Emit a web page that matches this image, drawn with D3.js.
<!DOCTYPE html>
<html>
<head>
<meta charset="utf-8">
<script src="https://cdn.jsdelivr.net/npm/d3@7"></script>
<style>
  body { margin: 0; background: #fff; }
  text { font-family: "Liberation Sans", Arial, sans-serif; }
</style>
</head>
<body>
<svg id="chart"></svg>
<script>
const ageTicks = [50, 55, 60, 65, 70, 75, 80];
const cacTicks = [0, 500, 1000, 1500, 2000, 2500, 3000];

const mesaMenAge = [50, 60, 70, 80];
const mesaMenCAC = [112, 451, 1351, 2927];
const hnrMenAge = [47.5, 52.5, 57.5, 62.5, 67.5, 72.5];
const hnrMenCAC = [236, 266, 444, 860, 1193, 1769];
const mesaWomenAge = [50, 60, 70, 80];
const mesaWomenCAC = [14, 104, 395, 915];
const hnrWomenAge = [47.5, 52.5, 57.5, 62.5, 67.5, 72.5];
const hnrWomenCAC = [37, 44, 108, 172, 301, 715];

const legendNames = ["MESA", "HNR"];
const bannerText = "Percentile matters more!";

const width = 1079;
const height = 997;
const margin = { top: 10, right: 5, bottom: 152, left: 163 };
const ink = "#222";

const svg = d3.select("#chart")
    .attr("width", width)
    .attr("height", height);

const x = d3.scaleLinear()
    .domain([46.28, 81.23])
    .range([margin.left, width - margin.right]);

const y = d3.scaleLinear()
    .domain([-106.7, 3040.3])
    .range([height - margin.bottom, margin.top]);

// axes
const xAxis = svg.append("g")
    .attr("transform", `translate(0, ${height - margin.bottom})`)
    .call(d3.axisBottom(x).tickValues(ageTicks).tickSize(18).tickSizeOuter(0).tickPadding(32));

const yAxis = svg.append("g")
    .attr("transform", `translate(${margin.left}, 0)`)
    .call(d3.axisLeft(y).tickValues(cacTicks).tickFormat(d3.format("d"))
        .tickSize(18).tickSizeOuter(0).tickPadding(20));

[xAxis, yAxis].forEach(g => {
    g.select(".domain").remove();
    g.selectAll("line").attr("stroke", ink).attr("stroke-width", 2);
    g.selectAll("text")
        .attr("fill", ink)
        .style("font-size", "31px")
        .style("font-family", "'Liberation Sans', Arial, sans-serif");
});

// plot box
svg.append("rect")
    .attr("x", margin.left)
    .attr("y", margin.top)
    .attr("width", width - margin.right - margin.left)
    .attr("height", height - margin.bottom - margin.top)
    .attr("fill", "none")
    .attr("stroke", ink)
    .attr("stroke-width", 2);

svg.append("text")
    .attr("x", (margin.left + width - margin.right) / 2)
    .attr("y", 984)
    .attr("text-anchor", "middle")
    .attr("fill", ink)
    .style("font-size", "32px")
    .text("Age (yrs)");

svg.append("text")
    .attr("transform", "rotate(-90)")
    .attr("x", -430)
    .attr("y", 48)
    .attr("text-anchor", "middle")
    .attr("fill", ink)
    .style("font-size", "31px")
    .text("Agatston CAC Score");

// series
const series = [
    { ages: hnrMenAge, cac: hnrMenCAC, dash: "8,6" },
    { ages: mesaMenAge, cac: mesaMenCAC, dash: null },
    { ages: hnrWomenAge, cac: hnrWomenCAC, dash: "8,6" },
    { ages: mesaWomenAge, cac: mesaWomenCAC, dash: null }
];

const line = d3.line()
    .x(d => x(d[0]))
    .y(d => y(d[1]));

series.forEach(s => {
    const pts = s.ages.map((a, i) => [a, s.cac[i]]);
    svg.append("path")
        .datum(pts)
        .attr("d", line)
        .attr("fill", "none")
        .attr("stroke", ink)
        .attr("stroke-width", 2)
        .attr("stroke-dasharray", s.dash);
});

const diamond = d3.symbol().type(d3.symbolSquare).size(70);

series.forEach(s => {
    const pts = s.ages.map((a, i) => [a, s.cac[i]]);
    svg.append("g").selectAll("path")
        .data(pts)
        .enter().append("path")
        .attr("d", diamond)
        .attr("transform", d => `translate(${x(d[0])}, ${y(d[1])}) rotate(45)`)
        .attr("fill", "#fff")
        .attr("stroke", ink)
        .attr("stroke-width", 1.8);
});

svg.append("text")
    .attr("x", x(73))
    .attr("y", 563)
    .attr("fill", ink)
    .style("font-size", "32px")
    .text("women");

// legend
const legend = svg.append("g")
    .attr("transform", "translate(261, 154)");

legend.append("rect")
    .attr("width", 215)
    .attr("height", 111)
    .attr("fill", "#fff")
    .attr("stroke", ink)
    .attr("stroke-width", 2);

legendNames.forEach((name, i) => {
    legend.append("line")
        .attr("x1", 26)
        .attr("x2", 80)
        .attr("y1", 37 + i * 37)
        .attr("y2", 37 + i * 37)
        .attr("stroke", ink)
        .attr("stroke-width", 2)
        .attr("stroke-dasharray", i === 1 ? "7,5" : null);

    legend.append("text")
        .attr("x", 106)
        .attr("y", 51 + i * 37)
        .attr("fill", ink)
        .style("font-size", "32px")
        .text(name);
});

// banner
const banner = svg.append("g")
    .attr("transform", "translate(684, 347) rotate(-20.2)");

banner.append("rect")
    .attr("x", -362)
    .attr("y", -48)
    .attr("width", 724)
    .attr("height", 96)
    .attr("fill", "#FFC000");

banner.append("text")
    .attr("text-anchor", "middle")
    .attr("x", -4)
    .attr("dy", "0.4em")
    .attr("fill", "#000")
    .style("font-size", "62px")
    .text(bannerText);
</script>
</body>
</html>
******
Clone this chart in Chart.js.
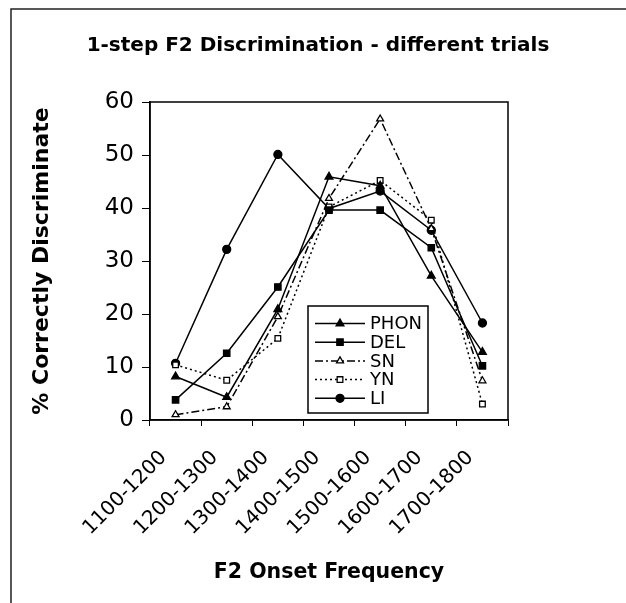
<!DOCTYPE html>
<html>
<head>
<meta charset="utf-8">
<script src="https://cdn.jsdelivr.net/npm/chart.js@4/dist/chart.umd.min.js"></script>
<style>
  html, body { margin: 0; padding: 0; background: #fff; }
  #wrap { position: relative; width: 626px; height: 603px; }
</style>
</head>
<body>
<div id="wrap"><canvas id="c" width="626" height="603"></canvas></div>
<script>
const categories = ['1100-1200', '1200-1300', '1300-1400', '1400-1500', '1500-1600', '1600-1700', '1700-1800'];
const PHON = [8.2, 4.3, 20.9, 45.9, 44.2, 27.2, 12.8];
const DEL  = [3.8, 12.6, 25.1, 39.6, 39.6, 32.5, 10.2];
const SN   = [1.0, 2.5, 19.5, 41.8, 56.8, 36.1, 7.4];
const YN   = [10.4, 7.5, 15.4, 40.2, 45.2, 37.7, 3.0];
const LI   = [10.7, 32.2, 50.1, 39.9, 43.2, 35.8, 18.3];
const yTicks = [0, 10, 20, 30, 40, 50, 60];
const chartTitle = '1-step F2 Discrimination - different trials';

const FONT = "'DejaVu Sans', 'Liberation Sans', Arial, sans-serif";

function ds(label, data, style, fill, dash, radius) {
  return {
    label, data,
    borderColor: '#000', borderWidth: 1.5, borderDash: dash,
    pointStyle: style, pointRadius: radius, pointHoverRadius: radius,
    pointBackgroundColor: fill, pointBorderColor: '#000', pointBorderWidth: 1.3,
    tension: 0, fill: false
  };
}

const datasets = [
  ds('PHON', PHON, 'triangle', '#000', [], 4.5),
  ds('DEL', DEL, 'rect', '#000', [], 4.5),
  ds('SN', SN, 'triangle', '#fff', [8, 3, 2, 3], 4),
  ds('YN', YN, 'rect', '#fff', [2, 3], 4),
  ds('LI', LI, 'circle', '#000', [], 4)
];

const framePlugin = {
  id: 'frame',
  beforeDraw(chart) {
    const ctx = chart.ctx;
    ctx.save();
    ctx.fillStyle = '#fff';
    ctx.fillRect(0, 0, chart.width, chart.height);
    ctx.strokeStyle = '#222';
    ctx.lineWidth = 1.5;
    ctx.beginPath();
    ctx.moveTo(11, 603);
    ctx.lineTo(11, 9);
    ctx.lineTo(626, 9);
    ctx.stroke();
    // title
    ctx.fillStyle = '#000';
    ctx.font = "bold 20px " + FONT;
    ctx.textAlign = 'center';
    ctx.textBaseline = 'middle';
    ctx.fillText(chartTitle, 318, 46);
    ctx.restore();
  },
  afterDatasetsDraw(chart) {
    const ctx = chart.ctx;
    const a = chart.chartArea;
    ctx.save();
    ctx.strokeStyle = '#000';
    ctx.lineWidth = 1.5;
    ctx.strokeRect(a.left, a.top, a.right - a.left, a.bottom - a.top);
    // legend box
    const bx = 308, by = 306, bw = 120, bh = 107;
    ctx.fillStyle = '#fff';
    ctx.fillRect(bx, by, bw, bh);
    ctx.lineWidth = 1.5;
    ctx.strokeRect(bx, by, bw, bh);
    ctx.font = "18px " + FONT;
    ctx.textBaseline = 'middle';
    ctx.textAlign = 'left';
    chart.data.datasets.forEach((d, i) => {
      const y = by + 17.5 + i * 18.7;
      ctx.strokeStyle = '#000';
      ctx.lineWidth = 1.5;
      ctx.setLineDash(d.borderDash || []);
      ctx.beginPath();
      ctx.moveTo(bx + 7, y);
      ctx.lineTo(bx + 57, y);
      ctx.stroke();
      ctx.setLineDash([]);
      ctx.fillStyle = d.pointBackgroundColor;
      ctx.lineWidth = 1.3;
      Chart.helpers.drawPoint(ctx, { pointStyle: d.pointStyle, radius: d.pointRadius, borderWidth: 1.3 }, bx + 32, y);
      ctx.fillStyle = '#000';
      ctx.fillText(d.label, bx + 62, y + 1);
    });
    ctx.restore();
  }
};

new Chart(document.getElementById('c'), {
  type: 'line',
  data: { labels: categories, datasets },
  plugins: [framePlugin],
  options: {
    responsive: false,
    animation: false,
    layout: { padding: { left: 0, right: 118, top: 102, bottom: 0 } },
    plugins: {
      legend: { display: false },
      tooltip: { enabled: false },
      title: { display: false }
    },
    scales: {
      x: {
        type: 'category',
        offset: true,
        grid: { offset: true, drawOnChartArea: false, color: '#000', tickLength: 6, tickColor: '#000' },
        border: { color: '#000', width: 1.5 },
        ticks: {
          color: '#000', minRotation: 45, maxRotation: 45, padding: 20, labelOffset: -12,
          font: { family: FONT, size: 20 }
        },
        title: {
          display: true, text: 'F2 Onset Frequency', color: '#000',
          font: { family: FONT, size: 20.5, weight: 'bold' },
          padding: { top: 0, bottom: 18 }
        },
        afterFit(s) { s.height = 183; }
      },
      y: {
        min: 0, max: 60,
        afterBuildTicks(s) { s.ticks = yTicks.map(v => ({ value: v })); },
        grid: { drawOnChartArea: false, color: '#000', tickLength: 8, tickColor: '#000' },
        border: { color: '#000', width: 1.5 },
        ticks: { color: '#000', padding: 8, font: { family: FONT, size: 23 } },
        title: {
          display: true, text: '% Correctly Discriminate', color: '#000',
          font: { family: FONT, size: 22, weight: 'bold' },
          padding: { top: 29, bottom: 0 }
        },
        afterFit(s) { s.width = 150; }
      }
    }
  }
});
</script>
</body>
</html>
******
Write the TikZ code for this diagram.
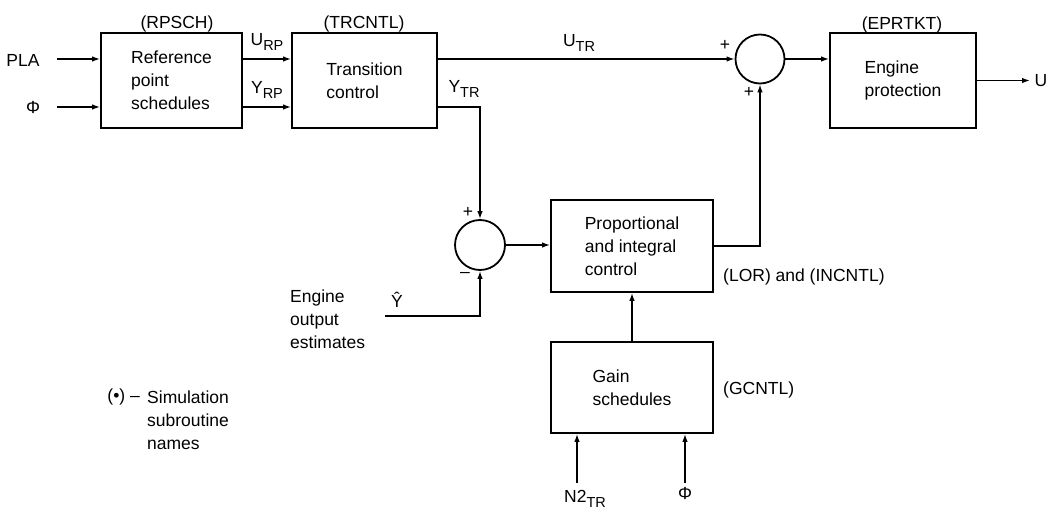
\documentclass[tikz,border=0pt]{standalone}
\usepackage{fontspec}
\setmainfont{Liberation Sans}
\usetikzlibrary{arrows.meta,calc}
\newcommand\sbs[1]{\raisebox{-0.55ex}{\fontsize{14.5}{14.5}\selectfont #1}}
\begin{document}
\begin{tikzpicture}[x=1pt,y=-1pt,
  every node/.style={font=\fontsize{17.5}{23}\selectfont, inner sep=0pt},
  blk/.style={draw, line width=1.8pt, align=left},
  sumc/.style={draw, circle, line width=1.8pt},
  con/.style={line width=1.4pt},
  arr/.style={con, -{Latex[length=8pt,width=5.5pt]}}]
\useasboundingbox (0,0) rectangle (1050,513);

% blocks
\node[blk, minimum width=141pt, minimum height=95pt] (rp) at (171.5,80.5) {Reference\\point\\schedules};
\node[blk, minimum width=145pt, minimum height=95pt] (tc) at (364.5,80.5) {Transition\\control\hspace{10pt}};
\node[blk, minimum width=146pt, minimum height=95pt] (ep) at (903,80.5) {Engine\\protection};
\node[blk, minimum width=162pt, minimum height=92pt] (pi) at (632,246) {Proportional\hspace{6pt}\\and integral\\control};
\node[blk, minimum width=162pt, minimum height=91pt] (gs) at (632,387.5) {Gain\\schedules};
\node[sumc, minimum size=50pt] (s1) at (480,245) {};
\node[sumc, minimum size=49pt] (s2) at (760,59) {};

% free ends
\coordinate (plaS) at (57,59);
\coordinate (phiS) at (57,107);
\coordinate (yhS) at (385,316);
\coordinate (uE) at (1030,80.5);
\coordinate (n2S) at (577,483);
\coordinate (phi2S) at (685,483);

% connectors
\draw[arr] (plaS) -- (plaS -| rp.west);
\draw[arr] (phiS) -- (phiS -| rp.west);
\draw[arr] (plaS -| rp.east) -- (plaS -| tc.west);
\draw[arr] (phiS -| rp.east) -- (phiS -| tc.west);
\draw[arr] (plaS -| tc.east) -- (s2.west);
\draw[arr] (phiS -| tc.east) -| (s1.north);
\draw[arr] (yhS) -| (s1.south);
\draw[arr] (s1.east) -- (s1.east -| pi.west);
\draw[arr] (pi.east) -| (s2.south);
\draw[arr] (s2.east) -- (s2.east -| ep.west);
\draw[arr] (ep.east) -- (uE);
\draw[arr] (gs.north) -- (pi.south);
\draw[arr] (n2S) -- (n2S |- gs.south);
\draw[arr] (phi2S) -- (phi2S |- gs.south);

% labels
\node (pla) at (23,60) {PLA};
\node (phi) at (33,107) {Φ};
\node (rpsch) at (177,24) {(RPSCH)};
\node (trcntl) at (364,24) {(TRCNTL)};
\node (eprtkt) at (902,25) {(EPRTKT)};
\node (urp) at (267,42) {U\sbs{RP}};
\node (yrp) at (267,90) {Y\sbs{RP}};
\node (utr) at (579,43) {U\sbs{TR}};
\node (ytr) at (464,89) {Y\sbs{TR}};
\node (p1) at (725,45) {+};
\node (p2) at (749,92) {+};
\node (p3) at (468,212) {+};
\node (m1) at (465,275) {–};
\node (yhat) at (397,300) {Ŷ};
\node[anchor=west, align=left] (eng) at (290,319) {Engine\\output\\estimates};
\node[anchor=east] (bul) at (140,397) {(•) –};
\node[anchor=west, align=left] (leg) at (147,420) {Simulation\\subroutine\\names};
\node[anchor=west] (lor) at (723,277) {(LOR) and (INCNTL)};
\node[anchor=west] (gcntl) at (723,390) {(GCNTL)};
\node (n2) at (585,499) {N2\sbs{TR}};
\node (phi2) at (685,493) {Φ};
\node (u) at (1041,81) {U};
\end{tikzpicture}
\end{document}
******
Given exercise: Select every line of the records holding the string "this".

Final result:
Emit a web page that matches this image, drawn with D3.js.
Clone this chart in Chart.js.
Write the TikZ code for this diagram.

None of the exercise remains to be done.